Short problem
Each entry that follows is to be retyped exactly. Pictures do not belong in the copy.

==== Provided data ====

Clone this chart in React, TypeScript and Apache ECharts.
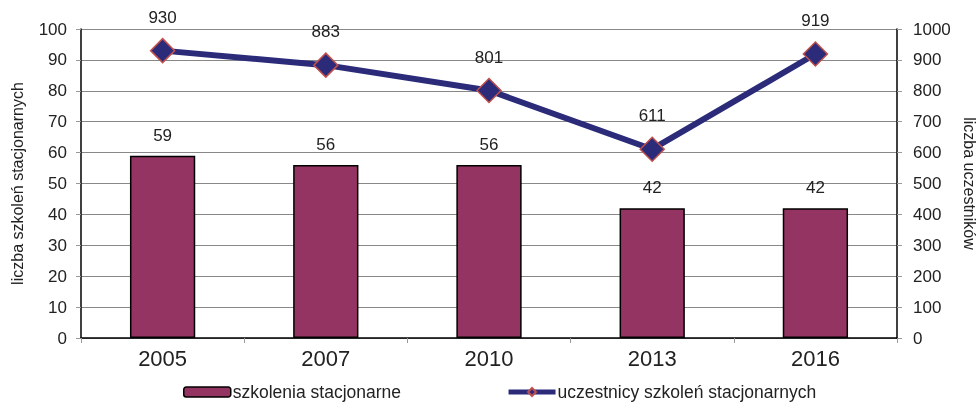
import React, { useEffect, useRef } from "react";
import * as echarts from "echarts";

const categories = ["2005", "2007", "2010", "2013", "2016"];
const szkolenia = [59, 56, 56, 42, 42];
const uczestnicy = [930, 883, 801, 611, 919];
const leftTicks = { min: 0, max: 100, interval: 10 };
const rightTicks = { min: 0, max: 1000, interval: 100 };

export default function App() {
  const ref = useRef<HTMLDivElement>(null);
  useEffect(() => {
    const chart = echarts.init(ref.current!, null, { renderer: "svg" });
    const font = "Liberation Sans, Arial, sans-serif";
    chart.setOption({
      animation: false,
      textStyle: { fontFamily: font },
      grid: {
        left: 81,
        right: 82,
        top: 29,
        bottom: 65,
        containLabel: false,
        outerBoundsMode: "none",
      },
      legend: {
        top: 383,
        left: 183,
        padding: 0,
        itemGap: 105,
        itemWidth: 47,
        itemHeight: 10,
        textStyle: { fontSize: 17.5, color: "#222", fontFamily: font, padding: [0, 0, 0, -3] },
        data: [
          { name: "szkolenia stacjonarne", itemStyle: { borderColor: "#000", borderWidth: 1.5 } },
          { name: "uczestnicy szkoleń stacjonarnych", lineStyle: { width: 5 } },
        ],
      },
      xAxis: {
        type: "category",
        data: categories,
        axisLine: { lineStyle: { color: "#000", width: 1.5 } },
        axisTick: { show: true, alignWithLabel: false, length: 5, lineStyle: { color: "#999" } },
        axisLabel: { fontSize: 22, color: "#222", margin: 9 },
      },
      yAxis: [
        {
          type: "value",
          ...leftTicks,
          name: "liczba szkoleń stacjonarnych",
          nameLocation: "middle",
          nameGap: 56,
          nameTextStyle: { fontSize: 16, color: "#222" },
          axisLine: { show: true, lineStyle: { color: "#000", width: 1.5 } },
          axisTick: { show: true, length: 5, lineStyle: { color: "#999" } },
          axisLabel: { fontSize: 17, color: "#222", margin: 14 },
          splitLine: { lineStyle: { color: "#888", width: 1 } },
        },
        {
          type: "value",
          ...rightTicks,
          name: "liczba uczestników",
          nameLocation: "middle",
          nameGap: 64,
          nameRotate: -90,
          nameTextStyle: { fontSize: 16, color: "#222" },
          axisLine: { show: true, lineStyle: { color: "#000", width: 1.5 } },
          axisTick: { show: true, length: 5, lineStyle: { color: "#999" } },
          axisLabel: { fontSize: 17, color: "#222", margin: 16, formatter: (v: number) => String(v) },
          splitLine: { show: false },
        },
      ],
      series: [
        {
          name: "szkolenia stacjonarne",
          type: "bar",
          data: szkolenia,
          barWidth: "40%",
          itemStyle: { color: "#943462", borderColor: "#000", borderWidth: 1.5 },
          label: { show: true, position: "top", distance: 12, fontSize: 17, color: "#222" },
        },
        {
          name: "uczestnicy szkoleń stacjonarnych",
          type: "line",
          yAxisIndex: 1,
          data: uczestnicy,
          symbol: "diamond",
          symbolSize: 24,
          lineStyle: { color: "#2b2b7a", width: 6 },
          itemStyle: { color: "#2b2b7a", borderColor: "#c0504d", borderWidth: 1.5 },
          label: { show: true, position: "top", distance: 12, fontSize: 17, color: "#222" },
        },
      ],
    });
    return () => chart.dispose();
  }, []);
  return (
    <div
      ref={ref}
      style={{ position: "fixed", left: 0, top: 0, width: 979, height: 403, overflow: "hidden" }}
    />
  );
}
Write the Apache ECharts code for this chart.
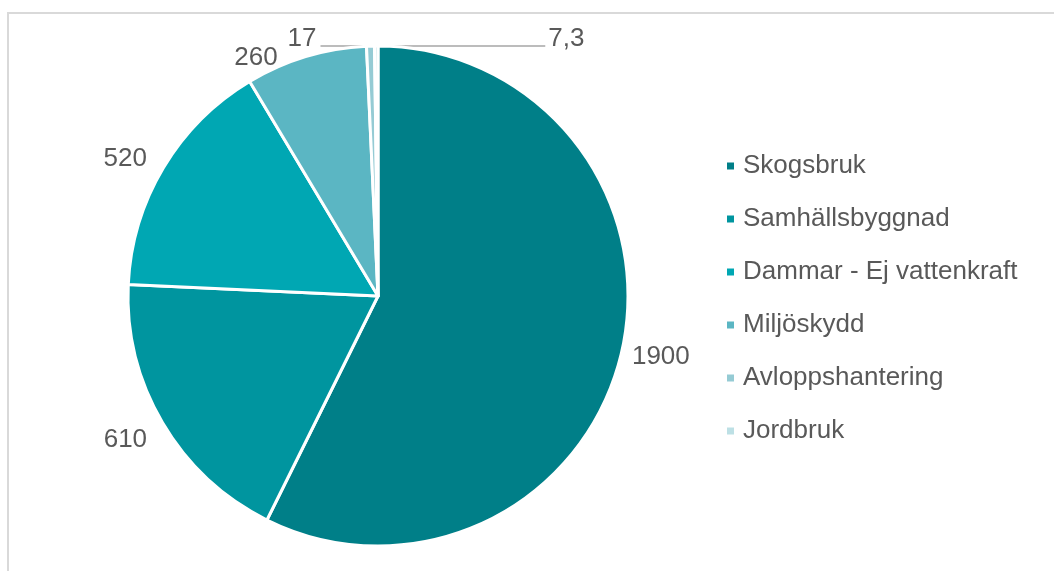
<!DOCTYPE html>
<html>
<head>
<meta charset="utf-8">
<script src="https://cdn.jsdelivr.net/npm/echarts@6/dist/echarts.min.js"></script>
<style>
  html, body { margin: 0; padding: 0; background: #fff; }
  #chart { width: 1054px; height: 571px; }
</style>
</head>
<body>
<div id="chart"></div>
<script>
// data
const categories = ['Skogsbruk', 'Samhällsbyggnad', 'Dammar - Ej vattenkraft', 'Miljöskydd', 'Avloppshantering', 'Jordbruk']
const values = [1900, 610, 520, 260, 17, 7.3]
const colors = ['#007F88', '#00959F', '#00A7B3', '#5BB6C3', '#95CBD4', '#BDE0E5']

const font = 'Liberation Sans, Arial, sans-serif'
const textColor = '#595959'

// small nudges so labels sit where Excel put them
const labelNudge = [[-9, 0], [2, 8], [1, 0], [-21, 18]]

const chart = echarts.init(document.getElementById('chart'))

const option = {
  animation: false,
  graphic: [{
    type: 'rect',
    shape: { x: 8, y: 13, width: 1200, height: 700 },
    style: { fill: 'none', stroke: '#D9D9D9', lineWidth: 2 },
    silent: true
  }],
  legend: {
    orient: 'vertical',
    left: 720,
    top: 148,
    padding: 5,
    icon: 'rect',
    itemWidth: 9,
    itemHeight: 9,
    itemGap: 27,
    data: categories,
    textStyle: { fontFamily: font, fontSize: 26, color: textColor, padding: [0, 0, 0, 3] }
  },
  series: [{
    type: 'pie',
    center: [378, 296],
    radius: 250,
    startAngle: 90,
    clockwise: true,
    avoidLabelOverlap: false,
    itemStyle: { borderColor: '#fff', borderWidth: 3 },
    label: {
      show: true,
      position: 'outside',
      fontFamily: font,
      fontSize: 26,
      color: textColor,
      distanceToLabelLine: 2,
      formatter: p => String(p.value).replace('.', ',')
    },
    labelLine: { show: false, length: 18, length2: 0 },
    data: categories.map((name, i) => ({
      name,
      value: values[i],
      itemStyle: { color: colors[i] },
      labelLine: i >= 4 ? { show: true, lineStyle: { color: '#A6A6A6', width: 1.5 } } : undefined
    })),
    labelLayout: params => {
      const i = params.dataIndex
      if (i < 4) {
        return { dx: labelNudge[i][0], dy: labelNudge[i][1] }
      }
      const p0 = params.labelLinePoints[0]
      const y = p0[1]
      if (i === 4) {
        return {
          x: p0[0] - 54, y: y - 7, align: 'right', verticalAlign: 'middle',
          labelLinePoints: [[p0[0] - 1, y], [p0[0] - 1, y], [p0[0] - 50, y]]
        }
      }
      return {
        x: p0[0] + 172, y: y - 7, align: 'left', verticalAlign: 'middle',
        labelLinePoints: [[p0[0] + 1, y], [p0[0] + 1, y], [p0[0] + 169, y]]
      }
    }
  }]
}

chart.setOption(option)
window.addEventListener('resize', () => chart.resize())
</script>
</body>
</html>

====

Full answer
Clone this chart in React, TypeScript and Apache ECharts.
import React, { useEffect, useRef } from "react";
import * as echarts from "echarts";

const categories = ["2005", "2007", "2010", "2013", "2016"];
const szkolenia = [59, 56, 56, 42, 42];
const uczestnicy = [930, 883, 801, 611, 919];
const leftTicks = { min: 0, max: 100, interval: 10 };
const rightTicks = { min: 0, max: 1000, interval: 100 };

export default function App() {
  const ref = useRef<HTMLDivElement>(null);
  useEffect(() => {
    const chart = echarts.init(ref.current!, null, { renderer: "svg" });
    const font = "Liberation Sans, Arial, sans-serif";
    chart.setOption({
      animation: false,
      textStyle: { fontFamily: font },
      grid: {
        left: 81,
        right: 82,
        top: 29,
        bottom: 65,
        containLabel: false,
        outerBoundsMode: "none",
      },
      legend: {
        top: 383,
        left: 183,
        padding: 0,
        itemGap: 105,
        itemWidth: 47,
        itemHeight: 10,
        textStyle: { fontSize: 17.5, color: "#222", fontFamily: font, padding: [0, 0, 0, -3] },
        data: [
          { name: "szkolenia stacjonarne", itemStyle: { borderColor: "#000", borderWidth: 1.5 } },
          { name: "uczestnicy szkoleń stacjonarnych", lineStyle: { width: 5 } },
        ],
      },
      xAxis: {
        type: "category",
        data: categories,
        axisLine: { lineStyle: { color: "#000", width: 1.5 } },
        axisTick: { show: true, alignWithLabel: false, length: 5, lineStyle: { color: "#999" } },
        axisLabel: { fontSize: 22, color: "#222", margin: 9 },
      },
      yAxis: [
        {
          type: "value",
          ...leftTicks,
          name: "liczba szkoleń stacjonarnych",
          nameLocation: "middle",
          nameGap: 56,
          nameTextStyle: { fontSize: 16, color: "#222" },
          axisLine: { show: true, lineStyle: { color: "#000", width: 1.5 } },
          axisTick: { show: true, length: 5, lineStyle: { color: "#999" } },
          axisLabel: { fontSize: 17, color: "#222", margin: 14 },
          splitLine: { lineStyle: { color: "#888", width: 1 } },
        },
        {
          type: "value",
          ...rightTicks,
          name: "liczba uczestników",
          nameLocation: "middle",
          nameGap: 64,
          nameRotate: -90,
          nameTextStyle: { fontSize: 16, color: "#222" },
          axisLine: { show: true, lineStyle: { color: "#000", width: 1.5 } },
          axisTick: { show: true, length: 5, lineStyle: { color: "#999" } },
          axisLabel: { fontSize: 17, color: "#222", margin: 16, formatter: (v: number) => String(v) },
          splitLine: { show: false },
        },
      ],
      series: [
        {
          name: "szkolenia stacjonarne",
          type: "bar",
          data: szkolenia,
          barWidth: "40%",
          itemStyle: { color: "#943462", borderColor: "#000", borderWidth: 1.5 },
          label: { show: true, position: "top", distance: 12, fontSize: 17, color: "#222" },
        },
        {
          name: "uczestnicy szkoleń stacjonarnych",
          type: "line",
          yAxisIndex: 1,
          data: uczestnicy,
          symbol: "diamond",
          symbolSize: 24,
          lineStyle: { color: "#2b2b7a", width: 6 },
          itemStyle: { color: "#2b2b7a", borderColor: "#c0504d", borderWidth: 1.5 },
          label: { show: true, position: "top", distance: 12, fontSize: 17, color: "#222" },
        },
      ],
    });
    return () => chart.dispose();
  }, []);
  return (
    <div
      ref={ref}
      style={{ position: "fixed", left: 0, top: 0, width: 979, height: 403, overflow: "hidden" }}
    />
  );
}
Write the Apache ECharts code for this chart.
<!DOCTYPE html>
<html>
<head>
<meta charset="utf-8">
<script src="https://cdn.jsdelivr.net/npm/echarts@6/dist/echarts.min.js"></script>
<style>
  html, body { margin: 0; padding: 0; background: #fff; }
  #chart { width: 1054px; height: 571px; }
</style>
</head>
<body>
<div id="chart"></div>
<script>
// data
const categories = ['Skogsbruk', 'Samhällsbyggnad', 'Dammar - Ej vattenkraft', 'Miljöskydd', 'Avloppshantering', 'Jordbruk']
const values = [1900, 610, 520, 260, 17, 7.3]
const colors = ['#007F88', '#00959F', '#00A7B3', '#5BB6C3', '#95CBD4', '#BDE0E5']

const font = 'Liberation Sans, Arial, sans-serif'
const textColor = '#595959'

// small nudges so labels sit where Excel put them
const labelNudge = [[-9, 0], [2, 8], [1, 0], [-21, 18]]

const chart = echarts.init(document.getElementById('chart'))

const option = {
  animation: false,
  graphic: [{
    type: 'rect',
    shape: { x: 8, y: 13, width: 1200, height: 700 },
    style: { fill: 'none', stroke: '#D9D9D9', lineWidth: 2 },
    silent: true
  }],
  legend: {
    orient: 'vertical',
    left: 720,
    top: 148,
    padding: 5,
    icon: 'rect',
    itemWidth: 9,
    itemHeight: 9,
    itemGap: 27,
    data: categories,
    textStyle: { fontFamily: font, fontSize: 26, color: textColor, padding: [0, 0, 0, 3] }
  },
  series: [{
    type: 'pie',
    center: [378, 296],
    radius: 250,
    startAngle: 90,
    clockwise: true,
    avoidLabelOverlap: false,
    itemStyle: { borderColor: '#fff', borderWidth: 3 },
    label: {
      show: true,
      position: 'outside',
      fontFamily: font,
      fontSize: 26,
      color: textColor,
      distanceToLabelLine: 2,
      formatter: p => String(p.value).replace('.', ',')
    },
    labelLine: { show: false, length: 18, length2: 0 },
    data: categories.map((name, i) => ({
      name,
      value: values[i],
      itemStyle: { color: colors[i] },
      labelLine: i >= 4 ? { show: true, lineStyle: { color: '#A6A6A6', width: 1.5 } } : undefined
    })),
    labelLayout: params => {
      const i = params.dataIndex
      if (i < 4) {
        return { dx: labelNudge[i][0], dy: labelNudge[i][1] }
      }
      const p0 = params.labelLinePoints[0]
      const y = p0[1]
      if (i === 4) {
        return {
          x: p0[0] - 54, y: y - 7, align: 'right', verticalAlign: 'middle',
          labelLinePoints: [[p0[0] - 1, y], [p0[0] - 1, y], [p0[0] - 50, y]]
        }
      }
      return {
        x: p0[0] + 172, y: y - 7, align: 'left', verticalAlign: 'middle',
        labelLinePoints: [[p0[0] + 1, y], [p0[0] + 1, y], [p0[0] + 169, y]]
      }
    }
  }]
}

chart.setOption(option)
window.addEventListener('resize', () => chart.resize())
</script>
</body>
</html>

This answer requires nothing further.